Boscos religiöser Erfolg hat sich aber in betrüblicher Weise nicht eingestellt.  Im Gegenteil machten sich Übersättigung und Überdruß, teils auch skeptisch kritische Stimmung bemerkbar. - Wie mag es zu dieser religiösen Degoutierung kommen? Hat man sich Begnadung vielleicht allzusehr als physiko-automatischen Vorgang gedacht, der man mit trockener Belehrung jederzeit den Weg bereiten kann? Begnadung ist mit quantitativ operierender Sakramentspraxis nicht zu vollziehen. Sie ist einmal Gottes Sache. Es wird aber leicht übersehen, daß sie nicht nur an das Signum des Sakramentes gebunden ist, sondern auch an die Wertvermittlung durch erlebbare Menschen.
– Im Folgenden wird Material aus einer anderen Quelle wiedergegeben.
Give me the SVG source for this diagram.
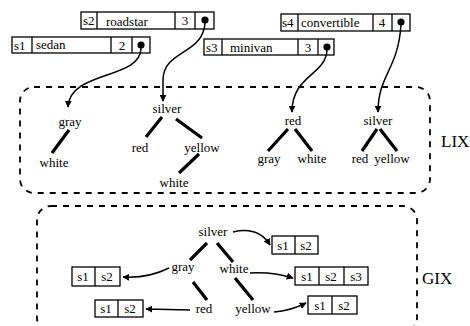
<svg xmlns="http://www.w3.org/2000/svg" width="470" height="326" viewBox="0 0 470 326">
<defs>
<marker id="ah" viewBox="0 0 10 10" refX="9" refY="5" markerWidth="7" markerHeight="7" markerUnits="userSpaceOnUse" orient="auto">
<path d="M0,0 L10,5 L0,10 z" fill="#000"/>
</marker>
<style>
text{font-family:'Liberation Serif','DejaVu Serif','Times New Roman',Times,serif;font-size:13px;fill:#000}
.c{text-anchor:middle}
.lbl{font-size:17px}
.box{fill:#fff;stroke:#000;stroke-width:1.3}
.div{stroke:#000;stroke-width:1.3}
.edge{stroke:#000;stroke-width:3.2;stroke-linecap:butt}
.ptr{fill:none;stroke:#000;stroke-width:1.5;marker-end:url(#ah)}
.region{fill:none;stroke:#000;stroke-width:1.8;stroke-dasharray:6 6}
</style>
</defs>
<rect width="470" height="326" fill="#fff"/>

<!-- regions -->
<rect class="region" x="20" y="87" width="410" height="106" rx="14"/>
<rect class="region" x="37" y="206" width="380" height="126" rx="14"/>
<text class="lbl" x="441" y="147" font-family="Liberation Serif, DejaVu Serif, serif">LIX</text>
<text class="lbl" x="422" y="284" font-family="Liberation Serif, DejaVu Serif, serif">GIX</text>

<!-- records -->
<g id="s2">
<rect class="box" x="81" y="12" width="133" height="17"/>
<line class="div" x1="97" y1="12" x2="97" y2="29"/>
<line class="div" x1="175" y1="12" x2="175" y2="29"/>
<line class="div" x1="195" y1="12" x2="195" y2="29"/>
<text x="83" y="25">s2</text>
<text x="106" y="26">roadstar</text>
<text class="c" x="185" y="25">3</text>
<circle cx="205" cy="20" r="3.6"/>
</g>
<g id="s1">
<rect class="box" x="12" y="37" width="138" height="16"/>
<line class="div" x1="32" y1="37" x2="32" y2="53"/>
<line class="div" x1="111" y1="37" x2="111" y2="53"/>
<line class="div" x1="132" y1="37" x2="132" y2="53"/>
<text x="14" y="50">s1</text>
<text x="36" y="49">sedan</text>
<text class="c" x="122" y="50">2</text>
<circle cx="141" cy="45" r="3.6"/>
</g>
<g id="s4">
<rect class="box" x="281" y="14" width="129" height="17"/>
<line class="div" x1="298" y1="14" x2="298" y2="31"/>
<line class="div" x1="373" y1="14" x2="373" y2="31"/>
<line class="div" x1="392" y1="14" x2="392" y2="31"/>
<text x="282" y="27">s4</text>
<text x="301" y="27">convertible</text>
<text class="c" x="382" y="27">4</text>
<circle cx="401" cy="22" r="3.6"/>
</g>
<g id="s3">
<rect class="box" x="204" y="39" width="130" height="16"/>
<line class="div" x1="222" y1="39" x2="222" y2="55"/>
<line class="div" x1="298" y1="39" x2="298" y2="55"/>
<line class="div" x1="318" y1="39" x2="318" y2="55"/>
<text x="206" y="52">s3</text>
<text x="230" y="52">minivan</text>
<text class="c" x="308" y="52">3</text>
<circle cx="327" cy="47" r="3.6"/>
</g>

<!-- LIX trees -->
<g id="lix1">
<text class="c" x="70" y="126">gray</text>
<text class="c" x="54" y="167">white</text>
</g>
<g id="lix2">
<text class="c" x="167" y="113">silver</text>
<text class="c" x="140" y="152">red</text>
<text class="c" x="202" y="152">yellow</text>
<text class="c" x="174" y="187">white</text>
</g>
<g id="lix3">
<text class="c" x="293" y="125">red</text>
<text class="c" x="269" y="163">gray</text>
<text class="c" x="312" y="163">white</text>
</g>
<g id="lix4">
<text class="c" x="378" y="125">silver</text>
<text class="c" x="360" y="163">red</text>
<text class="c" x="392" y="163">yellow</text>
</g>

<!-- GIX tree -->
<g id="gix">
<text class="c" x="213" y="236">silver</text>
<text class="c" x="183" y="271">gray</text>
<text class="c" x="234" y="273">white</text>
<text class="c" x="204" y="313">red</text>
<text class="c" x="253" y="313">yellow</text>
</g>
<g id="gA">
<rect class="box" x="272" y="236" width="46" height="18"/>
<line class="div" x1="295" y1="236" x2="295" y2="254"/>
<text class="c" x="283" y="250">s1</text>
<text class="c" x="306" y="250">s2</text>
</g>
<g id="gB">
<rect class="box" x="295" y="267" width="73" height="18"/>
<line class="div" x1="319" y1="267" x2="319" y2="285"/>
<line class="div" x1="344" y1="267" x2="344" y2="285"/>
<text class="c" x="307" y="281">s1</text>
<text class="c" x="331" y="281">s2</text>
<text class="c" x="356" y="281">s3</text>
</g>
<g id="gC">
<rect class="box" x="308" y="296" width="49" height="18"/>
<line class="div" x1="332" y1="296" x2="332" y2="314"/>
<text class="c" x="320" y="310">s1</text>
<text class="c" x="344" y="310">s2</text>
</g>
<g id="gD">
<rect class="box" x="72" y="267" width="48" height="19"/>
<line class="div" x1="95" y1="267" x2="95" y2="286"/>
<text class="c" x="83" y="281">s1</text>
<text class="c" x="107" y="281">s2</text>
</g>
<g id="gE">
<rect class="box" x="95" y="300" width="48" height="17"/>
<line class="div" x1="118" y1="300" x2="118" y2="317"/>
<text class="c" x="106" y="313">s1</text>
<text class="c" x="130" y="313">s2</text>
</g>

<!-- connectors -->
<g id="connectors">
<line class="edge" x1="69" y1="130" x2="52" y2="153"/>
<line class="edge" x1="162" y1="117" x2="146" y2="137"/>
<line class="edge" x1="176" y1="119" x2="202" y2="138"/>
<line class="edge" x1="199" y1="154" x2="179" y2="173"/>
<line class="edge" x1="288" y1="129" x2="268" y2="151"/>
<line class="edge" x1="295" y1="129" x2="312" y2="151"/>
<line class="edge" x1="377" y1="129" x2="362" y2="151"/>
<line class="edge" x1="380" y1="129" x2="397" y2="151"/>
<line class="edge" x1="207" y1="243" x2="190" y2="260"/>
<line class="edge" x1="217" y1="243" x2="233" y2="262"/>
<line class="edge" x1="193" y1="282" x2="207" y2="300"/>
<line class="edge" x1="235" y1="278" x2="253" y2="300"/>

<path class="ptr" d="M141,48 C141,80 70,70 68,107"/>
<path class="ptr" d="M205,23 C203,55 163,50 163,80 L163,101"/>
<path class="ptr" d="M327,50 C326,75 292,75 292,112"/>
<path class="ptr" d="M401,25 C398,70 378,75 378,112"/>

<path class="ptr" d="M233,232 C250,228 262,232 270,245"/>
<path class="ptr" d="M250,273 C265,272 280,274 293,278"/>
<path class="ptr" d="M274,312 C288,311 296,308 306,303"/>
<path class="ptr" d="M169,268 C155,275 140,278 123,277"/>
<path class="ptr" d="M190,310 L146,309"/>
</g>
</svg>
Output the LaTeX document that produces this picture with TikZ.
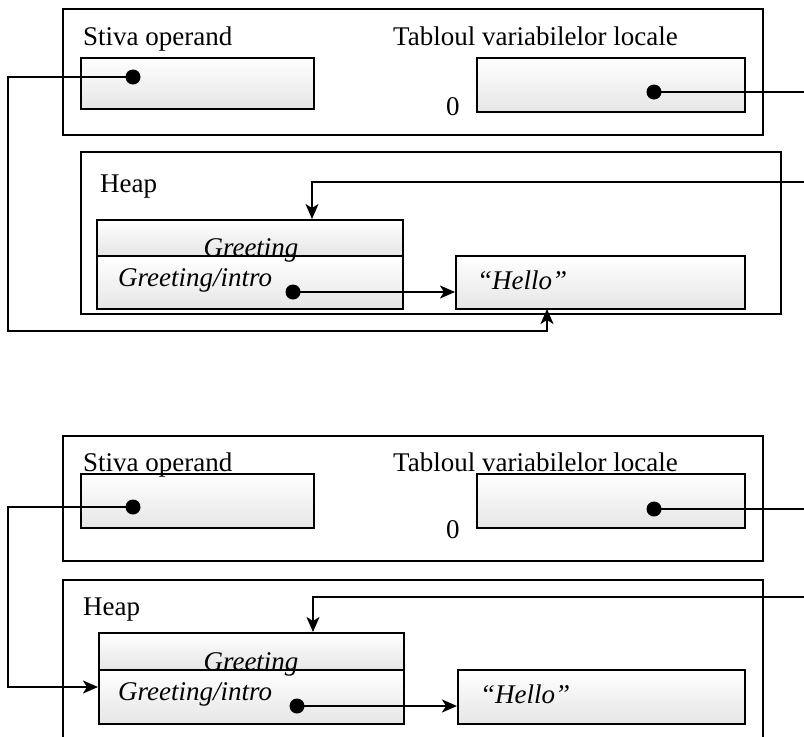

Wie ist das gemeint? - Ein Kind nimmt seine, gewöhnlich für das ganze Leben entscheidenden religiösen Eindrücke in der Familie auf. Spielen dabei die Worte, welche die Mutter über göttliche Dinge spricht, eine wesentliche Rolle? Nicht so sehr. Sonst vermöchte auch ein Katechet einem religiös vernachlässigten Kinde dasselbe Kapital mitzugeben, was bekanntlich nicht der Fall ist.

Daß aber ein höchst werthaltiger, ein höchst geliebter Mensch, von dessen Neigung das Kind lebt, als ein religiös Ergriffener erscheint, so Gottes Wirklichkeit im subjektiv wertigsten Menschen aufleuchtet, nämlich in der Mutter, das bewirkt in der Seele des Kindes das unauslöschliche Stigma des Religiösen. In dermaßen affizierter Seele ist der Grund für jene feinste Entscheidung Gott gegenüber gelegt, nun vermag das Sakramentum ex opere operatum zu wirken, die innere Quelle ist entsiegelt, Gott wird durch den geliebten Menschen erfahren, so daß die Liebe überspringen kann auf ein Objekt, das nirgends gegenständlicher erlebt wird als nur im Bilde des religiös ergriffenen und zugleich geliebten Menschen. Welche Mutter aber wäre so ergriffen vom Göttlichen wie Bosco, der Heilige? So wird er, der alle von Buben heiß begehrte Qualitäten verkörpert, zum Medium, in dem Gott für Buben erfahrbar gemacht ist. Nun sind sie innerlich bereit, nun kann er sie in der Stille des Beichtsakramentes empfangen, sie werden ihm alle Winkel der Seele entfalten; nun genügt ein Wort, um sie am Mahle des Herrn zu sehen, das Wesentliche ist schon geleistet, der Inhalt ist gegeben, Gott ist - in Bosco - beglückend erfahren. So basiert denn sein Erfolg letzten Endes auf Religion, auf liebenswürdig vermittelter Religion. Sein Erfolg hinwiederum im Religiösen selbst erschließt sich als intuitives Werterlebnis am hochsympathischen, religiös ergriffenen Menschen. (aus Franz Dilger: "Giovanni Bosco" Olten 1946, S. 136 ff.)